## Given request
Please, without the pictures, retype exactly the lines from the start of the material through the line that holds "import * as".

Data segment start

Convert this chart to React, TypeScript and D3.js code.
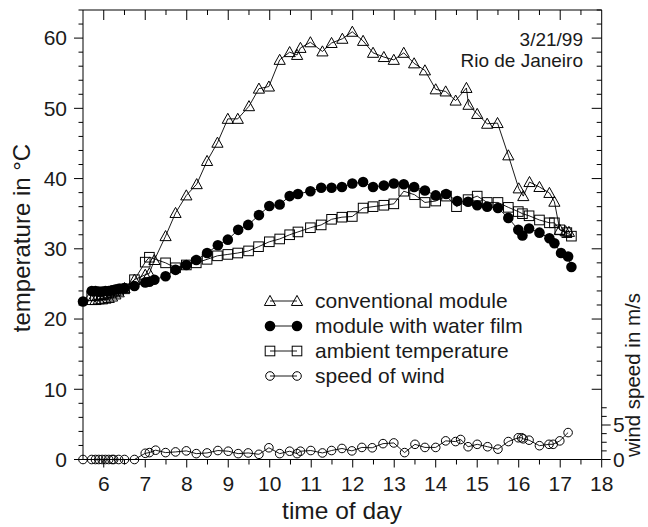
import React from "react";
import * as d3 from "d3";

// conventional module (triangles)
const convTime = [5.71, 5.8, 5.88, 5.96, 6.04, 6.12, 6.2, 6.28, 6.36, 6.5, 6.74, 7.0, 7.1, 7.22, 7.49, 7.73, 7.99, 8.24, 8.49, 8.74, 8.99, 9.23, 9.5, 9.74, 9.98, 10.24, 10.48, 10.66, 10.74, 10.98, 11.27, 11.49, 11.75, 11.99, 12.25, 12.49, 12.75, 12.99, 13.23, 13.48, 13.74, 14.0, 14.24, 14.48, 14.74, 14.79, 15.0, 15.24, 15.49, 15.75, 16.0, 16.11, 16.26, 16.5, 16.74, 16.86, 16.99, 17.13, 17.21];
const convTemp = [22.7, 22.7, 22.8, 22.8, 22.9, 23.0, 23.2, 23.5, 23.8, 24.4, 25.6, 26.3, 26.5, 28.4, 31.8, 35.1, 37.6, 39.2, 42.5, 45.1, 48.5, 48.5, 50.3, 52.8, 53.1, 56.9, 58.0, 57.6, 58.6, 59.4, 58.1, 59.3, 59.9, 60.9, 59.6, 57.9, 57.3, 56.9, 57.9, 56.4, 55.4, 52.7, 52.4, 51.1, 52.9, 50.5, 49.2, 47.8, 47.9, 43.3, 38.6, 37.5, 39.5, 38.8, 37.95, 36.7, 32.7, 32.5, 32.4];

// module with water film (filled circles)
const waterTime = [5.5, 5.71, 5.8, 5.88, 5.96, 6.04, 6.12, 6.2, 6.28, 6.36, 6.5, 6.74, 7.0, 7.1, 7.22, 7.49, 7.73, 7.99, 8.23, 8.49, 8.75, 8.99, 9.24, 9.48, 9.74, 9.99, 10.24, 10.48, 10.68, 10.98, 11.24, 11.49, 11.74, 11.99, 12.25, 12.49, 12.75, 12.99, 13.23, 13.48, 13.74, 14.0, 14.25, 14.52, 14.78, 15.0, 15.24, 15.5, 15.75, 15.99, 16.09, 16.25, 16.5, 16.74, 16.86, 17.02, 17.19, 17.27];
const waterTemp = [22.5, 24.0, 24.0, 23.9, 23.9, 24.0, 24.0, 24.1, 24.2, 24.3, 24.4, 24.7, 25.2, 25.3, 25.6, 26.1, 27.0, 27.7, 28.4, 29.4, 30.5, 31.3, 32.7, 33.4, 34.8, 36.1, 36.3, 37.5, 37.8, 38.2, 38.7, 38.7, 38.8, 39.3, 39.5, 38.8, 39.0, 39.3, 39.2, 38.8, 38.3, 37.6, 37.8, 36.8, 36.7, 36.2, 36.0, 35.8, 34.4, 32.7, 31.9, 32.9, 32.3, 31.5, 30.8, 29.4, 28.9, 27.4];

// ambient temperature (open squares)
const ambTime = [5.71, 5.8, 5.88, 5.96, 6.04, 6.12, 6.2, 6.28, 6.36, 6.5, 6.74, 7.0, 7.1, 7.49, 7.73, 7.99, 8.23, 8.49, 8.74, 8.99, 9.23, 9.49, 9.73, 9.99, 10.24, 10.48, 10.68, 10.98, 11.24, 11.49, 11.74, 11.99, 12.25, 12.49, 12.75, 12.99, 13.23, 13.49, 13.74, 14.0, 14.26, 14.5, 14.78, 15.0, 15.24, 15.5, 15.75, 15.99, 16.09, 16.25, 16.5, 16.74, 16.86, 16.99, 17.16, 17.27];
const ambTemp = [23.3, 23.3, 23.4, 23.5, 23.5, 23.7, 23.8, 24.0, 24.1, 24.3, 25.6, 28.1, 28.8, 28.0, 27.3, 27.7, 28.0, 28.5, 29.0, 29.2, 29.4, 29.7, 30.3, 31.0, 31.4, 32.0, 32.4, 33.0, 33.4, 34.2, 34.5, 34.6, 35.8, 36.0, 36.2, 36.4, 38.2, 37.7, 36.6, 36.8, 37.5, 36.0, 37.0, 37.5, 36.6, 36.6, 35.9, 35.3, 35.0, 34.7, 34.1, 33.7, 33.7, 32.7, 32.3, 31.8];

// speed of wind (open circles, right axis, m/s)
const windTime = [5.5, 5.71, 5.8, 5.88, 5.96, 6.04, 6.12, 6.2, 6.24, 6.36, 6.5, 6.74, 7.0, 7.1, 7.25, 7.49, 7.73, 7.99, 8.23, 8.49, 8.75, 9.0, 9.24, 9.48, 9.74, 9.98, 10.24, 10.48, 10.66, 10.74, 10.99, 11.27, 11.49, 11.74, 11.98, 12.22, 12.47, 12.73, 12.99, 13.25, 13.5, 13.74, 14.0, 14.24, 14.48, 14.6, 14.78, 15.0, 15.25, 15.5, 15.75, 15.99, 16.07, 16.11, 16.25, 16.5, 16.73, 16.83, 16.99, 17.19];
const windSpeed = [0, 0, 0, 0, 0, 0, 0, 0, 0, 0, 0, 0, 0.9, 1.0, 1.35, 1.0, 1.1, 1.25, 0.85, 0.95, 1.3, 1.2, 0.85, 0.95, 0.75, 1.7, 0.85, 1.2, 0.85, 1.2, 1.3, 0.95, 1.3, 1.6, 1.25, 1.75, 1.7, 2.3, 2.4, 1.0, 2.2, 1.75, 1.75, 2.7, 2.6, 2.9, 1.85, 2.2, 1.85, 1.5, 2.6, 3.15, 3.15, 3.0, 2.8, 2.0, 2.2, 2.2, 2.7, 3.9];

const xTicks = [6, 7, 8, 9, 10, 11, 12, 13, 14, 15, 16, 17, 18];
const yTicks = [0, 10, 20, 30, 40, 50, 60];
const windTicks = [0, 5];
const legendLabels = ["conventional module", "module with water film", "ambient temperature", "speed of wind"];

const W = 648;
const H = 527;
const L = 83;
const R = 601.7;
const T = 10;
const B = 459.5;
const FONT = "'Liberation Sans', Arial, Helvetica, sans-serif";
const TXT = "#1a1a1a";

const x = d3.scaleLinear().domain([5.5, 18]).range([L, R]);
const y = d3.scaleLinear().domain([0, 64]).range([B, T]);
const yw = d3.scaleLinear().domain([0, 5]).range([B, 425]);

type MarkerKind = "tri" | "dot" | "sq" | "ring";

function Marker({ kind, cx, cy }: { kind: MarkerKind; cx: number; cy: number }) {
  if (kind === "tri") {
    const s = 5.6;
    const p = `M${cx},${cy - s} L${cx + s},${cy + s * 0.8} L${cx - s},${cy + s * 0.8} Z`;
    return <path d={p} fill="none" stroke="#000" strokeWidth={1} />;
  }
  if (kind === "dot") return <circle cx={cx} cy={cy} r={5.3} fill="#000" />;
  if (kind === "sq")
    return <rect x={cx - 4.8} y={cy - 4.8} width={9.6} height={9.6} fill="none" stroke="#000" strokeWidth={1} />;
  return <circle cx={cx} cy={cy} r={4.3} fill="none" stroke="#000" strokeWidth={1} />;
}

function Series({ xs, ys, scale, kind }: { xs: number[]; ys: number[]; scale: (v: number) => number; kind: MarkerKind }) {
  const pts: [number, number][] = xs.map((t, i) => [x(t), scale(ys[i])]);
  const line = d3.line();
  return (
    <g>
      <path d={line(pts) || ""} fill="none" stroke="#000" strokeWidth={0.9} />
      {pts.map((p, i) => (
        <Marker key={i} kind={kind} cx={p[0]} cy={p[1]} />
      ))}
    </g>
  );
}

export default function App() {
  const halfHours = d3.range(6, 18, 0.5);
  const tempTicks = d3.range(0, 65, 2);
  const windMinor = d3.range(0, 7.6, 1.25);
  const kinds: MarkerKind[] = ["tri", "dot", "sq", "ring"];
  const legY0 = 301;
  const legDy = 25;

  return (
    <svg
      width={W}
      height={H}
      style={{ position: "absolute", left: 0, top: 0, background: "#fff" }}
      fontFamily={FONT}
    >
      <rect x={0} y={0} width={W} height={H} fill="#fff" />
      {/* frame */}
      <line x1={L} x2={R} y1={T} y2={T} stroke="#000" strokeWidth={1} />
      <line x1={L} x2={R} y1={B} y2={B} stroke="#000" strokeWidth={1} />
      <line x1={L} x2={L} y1={T} y2={B} stroke="#000" strokeWidth={1} />
      <line x1={R} x2={R} y1={T} y2={B} stroke="#000" strokeWidth={1} />

      {/* bottom ticks (outside) and top ticks (inside) */}
      {halfHours.map((h) => {
        const major = Number.isInteger(h);
        return (
          <g key={"h" + h}>
            <line x1={x(h)} x2={x(h)} y1={B} y2={B + (major ? 8 : 5)} stroke="#000" />
            <line x1={x(h)} x2={x(h)} y1={T} y2={T + (major ? 10 : 5)} stroke="#000" />
          </g>
        );
      })}
      <line x1={R} x2={R} y1={B} y2={B + 8} stroke="#000" />
      {xTicks.map((t) => (
        <text key={"xl" + t} x={x(t)} y={491} fontSize={21} textAnchor="middle" fill={TXT}>
          {t}
        </text>
      ))}

      {/* left ticks (outside) */}
      {tempTicks.map((v) => {
        const major = v % 10 === 0;
        return <line key={"yl" + v} x1={L - (major ? 9 : 4.5)} x2={L} y1={y(v)} y2={y(v)} stroke="#000" />;
      })}
      {yTicks.map((v) => (
        <text key={"yt" + v} x={67} y={y(v) + 7.3} fontSize={21} textAnchor="end" fill={TXT}>
          {v}
        </text>
      ))}

      {/* right temperature ticks (inside) */}
      {tempTicks
        .filter((v) => v >= 10)
        .map((v) => {
          const major = v % 10 === 0;
          return <line key={"yr" + v} x1={R - (major ? 10 : 5)} x2={R} y1={y(v)} y2={y(v)} stroke="#000" />;
        })}
      {/* right wind ticks (outside) */}
      {windMinor.map((v) => {
        const major = v === 0 || v === 5;
        return <line key={"w" + v} x1={R} x2={R + (major ? 9 : 5)} y1={yw(v)} y2={yw(v)} stroke="#000" />;
      })}
      {windTicks.map((v) => (
        <text key={"wt" + v} x={613} y={yw(v) + 7.3} fontSize={21} textAnchor="start" fill={TXT}>
          {v}
        </text>
      ))}

      {/* axis titles */}
      <text x={342} y={519} fontSize={24.5} textAnchor="middle" fill={TXT}>
        time of day
      </text>
      <text transform="translate(30,238) rotate(-90)" fontSize={24} textAnchor="middle" fill={TXT}>
        temperature in °C
      </text>
      <text transform="translate(640,375) rotate(-90)" fontSize={20.5} textAnchor="middle" fill={TXT}>
        wind speed in m/s
      </text>

      {/* annotation */}
      <text x={583} y={45.5} fontSize={19} textAnchor="end" fill={TXT}>
        3/21/99
      </text>
      <text x={583} y={67} fontSize={19} textAnchor="end" fill={TXT}>
        Rio de Janeiro
      </text>

      {/* data */}
      <Series xs={windTime} ys={windSpeed} scale={yw} kind="ring" />
      <Series xs={ambTime} ys={ambTemp} scale={y} kind="sq" />
      <Series xs={convTime} ys={convTemp} scale={y} kind="tri" />
      <Series xs={waterTime} ys={waterTemp} scale={y} kind="dot" />

      {/* legend */}
      {legendLabels.map((lab, i) => {
        const ly = legY0 + i * legDy;
        return (
          <g key={lab}>
            <line x1={270} x2={297} y1={ly} y2={ly} stroke="#000" strokeWidth={0.9} />
            <Marker kind={kinds[i]} cx={270} cy={ly} />
            <Marker kind={kinds[i]} cx={297} cy={ly} />
            <text x={315} y={ly + 7} fontSize={21} fill={TXT}>
              {lab}
            </text>
          </g>
        );
      })}
    </svg>
  );
}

Data segment end

## Solution for this task
Convert this chart to React, TypeScript and D3.js code.
import React from "react";
import * as d3 from "d3";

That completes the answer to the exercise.